Cuenta así la historia de Alan, un muchacho trans que vivía en Barcelona. En el colegio, sus compañeros le exigían que se subiera la camiseta para comprobar que no tenía pecho. Lo insultaban, lo tiraban por las escaleras o lo empujaban contra la pared. “¿Cómo es que te llamas Alan si tienes tetas?”, le preguntaban. Así pasaban sus años. Cada tanto cambiaba de colegio, pero recibía siempre la misma respuesta: rechazo, burlas, violencia. A los 17 años fue uno de los primeros adolescentes que obtuvo un cambio de su estatus legal y de nombre acorde a su sexo. Pero, días después, la nochebuena del 2015, Alan -que había cambiado su nombre a Nala- se suicidó. La escuela, dice Preciado, siguiendo la huella de Foucault, es “una institución disciplinar cuyo objetivo es la normalización de género y sexual”, que “vigila el cuerpo y el gesto, castiga y patologiza toda forma de diferencia”. El problema, concluye Preciado, es la “relación constitutiva entre pedagogía, violencia y normalidad”: de qué modo una institución, regida por la trama de reglas del derecho administrativo y los planes y programas de un Estado desarrollado, se convierte en la manifestación más brutal del rechazo.

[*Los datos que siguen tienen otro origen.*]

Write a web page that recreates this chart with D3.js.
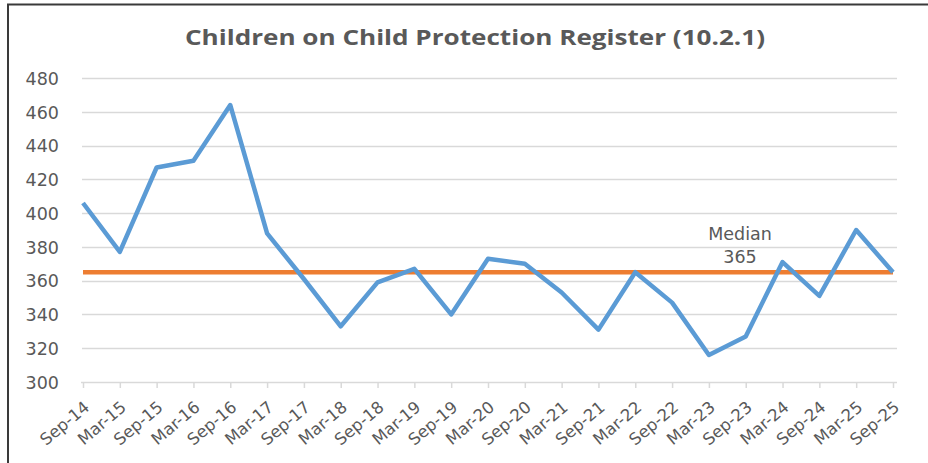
<!DOCTYPE html>
<html>
<head>
<meta charset="utf-8">
<script src="https://cdn.jsdelivr.net/npm/d3@7"></script>
<style>
  html, body { margin: 0; padding: 0; background: #fff; }
  svg { display: block; }
</style>
</head>
<body>
<svg id="chart" width="928" height="463"></svg>
<script>
const categories = ["Sep-14","Mar-15","Sep-15","Mar-16","Sep-16","Mar-17","Sep-17","Mar-18","Sep-18","Mar-19","Sep-19","Mar-20","Sep-20","Mar-21","Sep-21","Mar-22","Sep-22","Mar-23","Sep-23","Mar-24","Sep-24","Mar-25","Sep-25"];
const children = [406, 377, 427, 431, 464, 388, 361, 333, 359, 367, 340, 373, 370, 353, 331, 365, 347, 316, 327, 371, 351, 390, 365];
const medianValue = 365;
const yTicks = [300, 320, 340, 360, 380, 400, 420, 440, 460, 480];
const title = "Children on Child Protection Register (10.2.1)";

const svg = d3.select("#chart");
const grey = "#595959";

// frame lines (top and left, as in the cropped reference)
svg.append("line").attr("x1", 7).attr("x2", 928).attr("y1", 4.5).attr("y2", 4.5)
  .attr("stroke", "#3a3a3a").attr("stroke-width", 2);
svg.append("line").attr("x1", 8).attr("x2", 8).attr("y1", 4).attr("y2", 463)
  .attr("stroke", "#3a3a3a").attr("stroke-width", 2);

const x = d3.scalePoint().domain(categories).range([83, 893]);
const y = d3.scaleLinear().domain([300, 480]).range([382, 78]);

// gridlines
const grid = svg.append("g");
grid.selectAll("line").data(yTicks.filter(d => d > 300)).join("line")
  .attr("x1", 82).attr("x2", 897)
  .attr("y1", d => Math.round(y(d)) + 0.5).attr("y2", d => Math.round(y(d)) + 0.5)
  .attr("stroke", "#d9d9d9").attr("stroke-width", 1.3);

// y axis labels
const yAxis = d3.axisLeft(y).tickValues(yTicks).tickSize(0).tickPadding(0);
const yg = svg.append("g").attr("transform", "translate(59,0)").call(yAxis);
yg.select(".domain").remove();
yg.selectAll("text").attr("fill", grey).attr("font-family", "DejaVu Sans")
  .attr("font-size", 17.5).attr("dy", "0.36em");

// x axis
const xAxis = d3.axisBottom(x).tickSize(6).tickSizeOuter(0);
const xg = svg.append("g").attr("transform", "translate(0,382)").call(xAxis);
xg.select(".domain").attr("d", "M81,0.5H897").attr("stroke", "#d9d9d9").attr("stroke-width", 1.5);
xg.selectAll(".tick line").attr("stroke", "#d9d9d9").attr("stroke-width", 1.5);
xg.selectAll("text")
  .attr("fill", grey).attr("font-family", "DejaVu Sans").attr("font-size", 16.5)
  .attr("text-anchor", "end")
  .attr("dy", null).attr("y", 0)
  .attr("transform", "translate(7,27) rotate(-40)");

// median line
svg.append("line")
  .attr("x1", x(categories[0])).attr("x2", x(categories[categories.length - 1]))
  .attr("y1", y(medianValue)).attr("y2", y(medianValue))
  .attr("stroke", "#ed7d31").attr("stroke-width", 4.5);

// data line
const line = d3.line().x((d, i) => x(categories[i])).y(d => y(d));
svg.append("path").datum(children)
  .attr("d", line).attr("fill", "none")
  .attr("stroke", "#5b9bd5").attr("stroke-width", 4.5)
  .attr("stroke-linejoin", "round").attr("stroke-linecap", "butt");

// median label
const ml = svg.append("text").attr("x", 740).attr("fill", grey)
  .attr("font-family", "DejaVu Sans").attr("font-size", 17.5).attr("text-anchor", "middle");
ml.append("tspan").attr("x", 740).attr("y", 240).text("Median");
ml.append("tspan").attr("x", 740).attr("y", 263).text(medianValue);

// title
svg.append("text").attr("x", 475).attr("y", 45).attr("text-anchor", "middle")
  .attr("fill", grey).attr("font-family", "Open Sans").attr("font-weight", "bold")
  .attr("font-size", 22).attr("textLength", 580).attr("lengthAdjust", "spacingAndGlyphs")
  .text(title);
</script>
</body>
</html>
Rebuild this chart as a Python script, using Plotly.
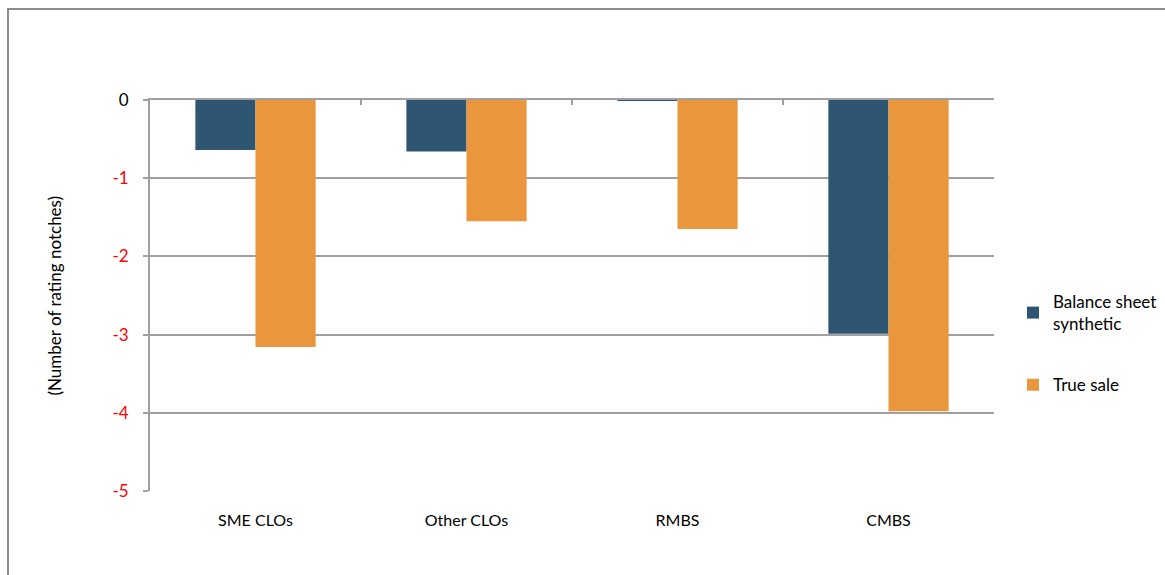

De aquello parece no enterarse el derecho administrativo, que buscará culpar a cualquiera antes que a sí mismo y que, enfrentando a un espejo, jamás verá la deformidad en la que se ha convertido.

 

Un apartamento en UranoPaul B. Preciado, Anagrama, 2019, 320 páginas, $16.000.

 

Silencio administrativo, Sara Mesa, Anagrama, 2019, 120 páginas, $20.000.